When analyzed in this fashion, there is strong evidence (Bayes factor 39:1 against the baseline model including only the random effects) that the expert judges were more accurate—average error 21% on any given trial—than the novices, who produced errors of 26% on average. However, the best performing model was the ‘full’ model that considered all four groups (US experts, US novices, non-US experts, non-US novices) separately, with a Bayes factor of 300:1 against the baseline and 3.7:1 against a model that includes both main effects and no interaction. Consistent with this, the data show a clear ordering: the most accurate group were the US experts (20% error), followed by the non-US experts (22% error). The novices were both somewhat worse, but curiously the non-US novices performed better (24% error) than the US novices (28% error).

Estimating individual expert knowledge

While it is reassuring that handwriting experts perform better on the judgment task than novices, the specific pattern of results—in which an interaction between expertise and country is observed—requires some deeper explanation. How does it transpire that experts from the US outperformed experts from outside the US, whereas US novices appeared to perform worse than non-US novices? Do forensic handwriting examiners possess superior knowledge of the underlying probabilities, are they more precise in how they report their knowledge, or both?

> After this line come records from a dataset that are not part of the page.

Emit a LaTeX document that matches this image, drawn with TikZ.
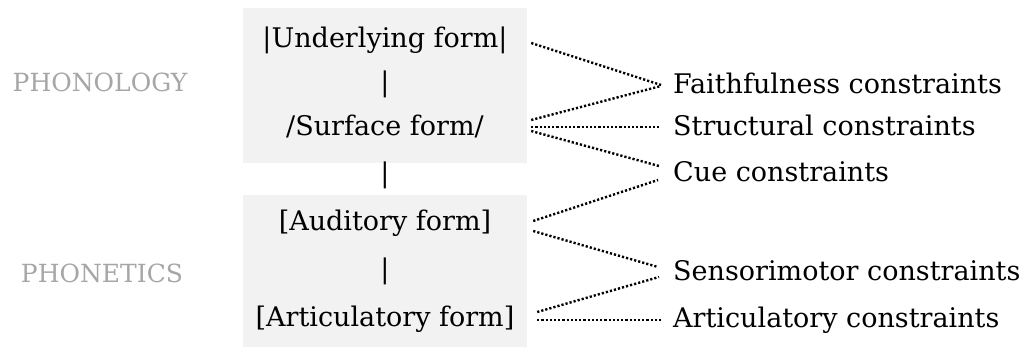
\documentclass[tikz,border=0pt]{standalone}
\usepackage{fontspec}
\setmainfont{DejaVu Serif}
\usetikzlibrary{calc}
\definecolor{boxgray}{HTML}{F2F2F2}
\definecolor{labgray}{HTML}{A6A6A6}

\begin{document}
\begin{tikzpicture}[x=1pt,y=-1pt,
  panel/.style={fill=boxgray,inner sep=0pt,minimum width=284pt},
  form/.style={font=\fontsize{27}{32}\selectfont,inner sep=0pt,anchor=base},
  cons/.style={font=\fontsize{27}{32}\selectfont,inner sep=0pt,anchor=base west},
  level/.style={font=\fontsize{25}{30}\selectfont,text=labgray,inner sep=0pt,anchor=base},
  link/.style={line width=2.4pt,dash pattern=on 2.2pt off 2pt}]
\useasboundingbox (0,0) rectangle (1024,347);
% shaded levels
\node[panel,minimum height=155pt] (phonol) at (385,85.5) {};
\node[panel,minimum height=153pt] (phonet) at (385,271.5) {};
\node[level] (lphonol) at (100,92) {PHONOLOGY};
\node[level] (lphonet) at (102,282) {PHONETICS};
% representations
\node[form] (uf) at (385,48) {|Underlying form|};
\node[form] (sf) at (385,136) {/Surface form/};
\node[form] (af) at (385,230) {[Auditory form]};
\node[form] (arf) at (385,326) {[Articulatory form]};
\foreach \y/\n in {92/bar1,183/bar2,278/bar3}
  \node[form] (\n) at (385,\y) {|};
% constraint families
\node[cons] (faith) at (673,94) {Faithfulness constraints};
\node[cons] (struc) at (673,136) {Structural constraints};
\node[cons] (cue) at (673,182) {Cue constraints};
\node[cons] (senso) at (673,280) {Sensorimotor constraints};
\node[cons] (artic) at (673,327) {Articulatory constraints};
% dotted links
\draw[link] ($(phonol.east |- uf.base)+(4,-5)$) -- ($(faith.base west)+(-12,-9)$);
\draw[link] ($(phonol.east |- sf.base)+(4,-16)$) -- ($(faith.base west)+(-12,-8)$);
\draw[link] ($(phonol.east |- sf.base)+(4,-9)$) -- ($(struc.base west)+(-12,-9)$);
\draw[link] ($(phonol.east |- sf.base)+(4,-5)$) -- ($(cue.base west)+(-14,-16)$);
\draw[link] ($(phonet.east |- af.base)+(6,-9)$) -- ($(cue.base west)+(-15,-2)$);
\draw[link] ($(phonet.east |- af.base)+(6,1)$) -- ($(senso.base west)+(-15,-13)$);
\draw[link] ($(phonet.east |- arf.base)+(10,-14)$) -- ($(senso.base west)+(-14,-3)$);
\draw[link] ($(phonet.east |- arf.base)+(10,-6)$) -- ($(artic.base west)+(-12,-7)$);
\end{tikzpicture}
\end{document}
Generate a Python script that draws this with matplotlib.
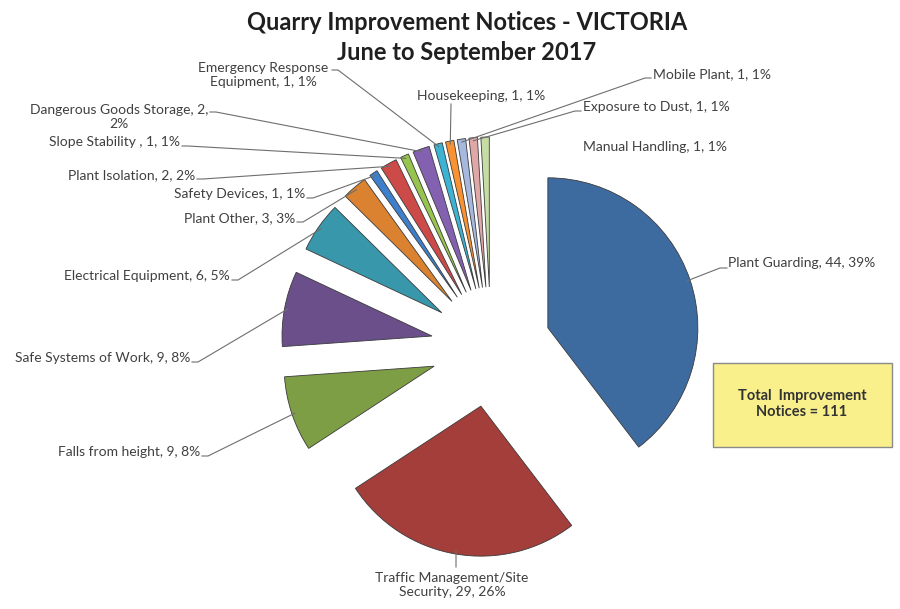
import matplotlib.pyplot as plt
from matplotlib.patches import Rectangle
import numpy as np

# data
categories = ['Plant Guarding', 'Traffic Management/Site Security', 'Falls from height',
              'Safe Systems of Work', 'Electrical Equipment', 'Plant Other', 'Safety Devices',
              'Plant Isolation', 'Slope Stability ', 'Dangerous Goods Storage',
              'Emergency Response Equipment', 'Housekeeping', 'Mobile Plant',
              'Exposure to Dust', 'Manual Handling']
counts = [44, 29, 9, 9, 6, 3, 1, 2, 1, 2, 1, 1, 1, 1, 1]
percents = [39, 26, 8, 8, 5, 3, 1, 2, 1, 2, 1, 1, 1, 1, 1]
total = sum(counts)

colors = ['#3E6B9F', '#A33E3B', '#7E9E45', '#6A4F8B', '#3897AA', '#DA8230',
          '#3E7FCC', '#CC4A48', '#97C34F', '#8461B0', '#3CB3D2', '#F89233',
          '#A6B8DE', '#DFA7A6', '#C7DBA5']

# labels, with the line breaks used in the original
labels = [f'{c}, {n}, {p}%' for c, n, p in zip(categories, counts, percents)]
labels[1] = labels[1].replace('Site ', 'Site\n')
labels[9] = labels[9].replace('2, 2%', '2,\n2%')
labels[10] = labels[10].replace('Response ', 'Response\n')

W, H = 900, 609
plt.rcParams['font.family'] = ['Lato', 'DejaVu Sans']

fig = plt.figure(figsize=(W / 100, H / 100), dpi=100)
ax = fig.add_axes([0, 0, 1, 1])

R = 150
cx, cy = 491, 347
wedges, _ = ax.pie(counts, radius=R, center=(cx, H - cy), startangle=90, counterclock=False,
                   explode=[60] * len(counts), colors=colors,
                   wedgeprops=dict(edgecolor='#3a3a3a', linewidth=0.6))
ax.set_xlim(0, W)
ax.set_ylim(0, H)
ax.axis('off')

# label placement (pixel coords, origin top-left): x, y, ha, leader start points
layout = [
    (728, 263, 'left', [(727, 268), (720, 268)]),
    (452, 585, 'center', [(456, 567)]),
    (200, 452, 'right', [(202, 456), (208, 456)]),
    (190, 358, 'right', [(192, 362), (198, 362)]),
    (230, 276, 'right', [(232, 280), (238, 280)]),
    (295, 218, 'right', [(297, 222), (303, 222)]),
    (305, 194, 'right', [(307, 198), (313, 198)]),
    (195, 175, 'right', [(197, 179), (203, 179)]),
    (180, 142, 'right', [(182, 146), (188, 146)]),
    (119, 117, 'center', [(210, 112), (216, 112)]),
    (263, 75, 'center', [(332, 70), (338, 70)]),
    (417, 96, 'left', [(451, 104)]),
    (653, 74, 'left', [(651, 78), (645, 78)]),
    (583, 107, 'left', [(581, 111), (575, 111)]),
    (583, 147, 'left', []),
]

for w, lab, (x, y, ha, pts) in zip(wedges, labels, layout):
    ax.text(x, H - y, lab, ha=ha, va='center', multialignment='center',
            fontsize=10, color='#404040', linespacing=1.3)
    if pts:
        mid = np.deg2rad((w.theta1 + w.theta2) / 2)
        ex = w.center[0] + w.r * 0.98 * np.cos(mid)
        ey = w.center[1] + w.r * 0.98 * np.sin(mid)
        xs = [p[0] for p in pts] + [ex]
        ys = [H - p[1] for p in pts] + [ey]
        ax.plot(xs, ys, color='#6e6e6e', lw=0.8)

ax.text(467, H - 22, 'Quarry Improvement Notices - VICTORIA', ha='center', va='center',
        fontsize=17, fontweight='bold', color='#1f1f1f')
ax.text(467, H - 52, 'June to September 2017', ha='center', va='center',
        fontsize=17, fontweight='bold', color='#1f1f1f')

# total box
ax.add_patch(Rectangle((713, H - 447), 179, 84, facecolor='#F9F08C', edgecolor='#8a8a8a', lw=1))
ax.text(802, H - 404, f'Total  Improvement\nNotices = {total}', ha='center', va='center',
        fontsize=10.5, fontweight='bold', color='#333333', linespacing=1.15)

plt.savefig('out.png', dpi=100)
plt.close()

To investigate these questions, we adopt a hierarchical Bayesian approach (e.g., Merkle, 2010; Lee & Danileiko, 2014) that seeks to distinguish between different kinds of errors in individual responses. As is often noted in statistics (e.g., Pearson, 1902; Cochran, 1968), the error associated with any measurement can be decomposed into different sources. For instance, researchers interested in probability judgment often estimate a “calibration curve” (e.g., Budescu & Johnson, 2011) that captures the tendency for judgments to reflect systematic bias, as opposed to the idiosyncratic variance associated with imprecise judgments. Inspired by recent work on expert aggregation models (e.g., Merkle, 2010; Lee & Danileiko, 2014), we explore these questions with the help of a hierarchical Bayesian analysis. If x k denotes the true probability of handwriting feature k, we adopt a two-parameter version of the calibration function used by Lee and Danileiko (2014),
$$\begin{array}{@{}rcl@{}} \psi_{ik} &=& \delta_{i} \log \frac{x_{k}}{1-x_{k}} + \log\frac{c_{i}}{1-c_{i}}\\ \mu_{ik} &=& \frac{\exp(\psi_{ik})}{1+\exp(\psi_{ik})} \end{array} $$
In this expression, μ i k denotes the subjective probability that person i assigns to feature k, and it depends on two parameters: the calibration δ i describes the extent to which all subjective probabilities for the i-th person are biased towards some criterion value, specified by the parameter c i . This calibration curve describes the systematic error associated with the i-th participant. However, to capture the idea that responses y i k also reflect unsystematic noise, we assume that these responses are drawn from normal distribution with mean μ i k , a standard deviation σ i that is inversely related to the precision\(1/\sqrt {\tau _{i}}\) of the i-th participant, truncated to lie in the range [0,1]:
$$y_{ik} \sim \text{TruncNorm}(\mu_{ik},{\sigma_{i}^{2}},0,1) $$
For any given participant, the key quantities are therefore the parameters that describe their calibration function (δ i , c i ) and the precision parameter τ i that characterizes the amount of noise in their responses. The model was implemented in JAGS (Plummer, 2003) and incorporated hierarchical priors over δ, c and τ: see Appendix for detail.
The critical characteristic of this model is that it allows us to distinguish systematic miscalibration from imprecise responding. To illustrate the importance of this distinction empirically, Fig. 4 displays the raw responses, average absolute error, estimated calibration curves and degree of response precision for six participants. As is clear from inspection, both sources of error matter: participants #3 and #21 are both extremely well calibrated, but they differ considerably in their precision. Participant #3 does not make fine-grained distinctions in their responding, and as a consequence they sometimes make very large errors (e.g., rating a feature that has probability .01 as having probability 1), whereas the responses from participant #21 tend to cluster much more tightly around the true value. Similarly, while the responses of participants #2 and #67 are almost as precise as those given by participant #21, neither one is particularly well calibrated and their responses are not strongly related to the true probabilities.
Fig. 4

Illustration of how responses vary across individuals. Each panel represents data from a single person, with their overall error rate listed in the top left. Dots depict the response given by each person (y-axis) as a function of the ground truth probability for each item (x-axis). Solid lines depict the estimated calibration function that relates true probability to subjective probability for each person (dashed lines show perfect calibration), and the shaded areas depict 75% prediction intervals for each person. Some participants display good calibration (#21, #3), illustrated by the fact that the solid line lies close to the dashed line, while others do not (#2, #67, #13, #81). Some participants are relatively precise (#2, #21, #67) and have narrower prediction intervals than their less precise counterparts (#3, #13, #81). Finally, miscalibration can take different forms, with some participants responding in a way that is consistently too high (#2, #13) or too low (#81), and others responding in the middle for almost all items (#67)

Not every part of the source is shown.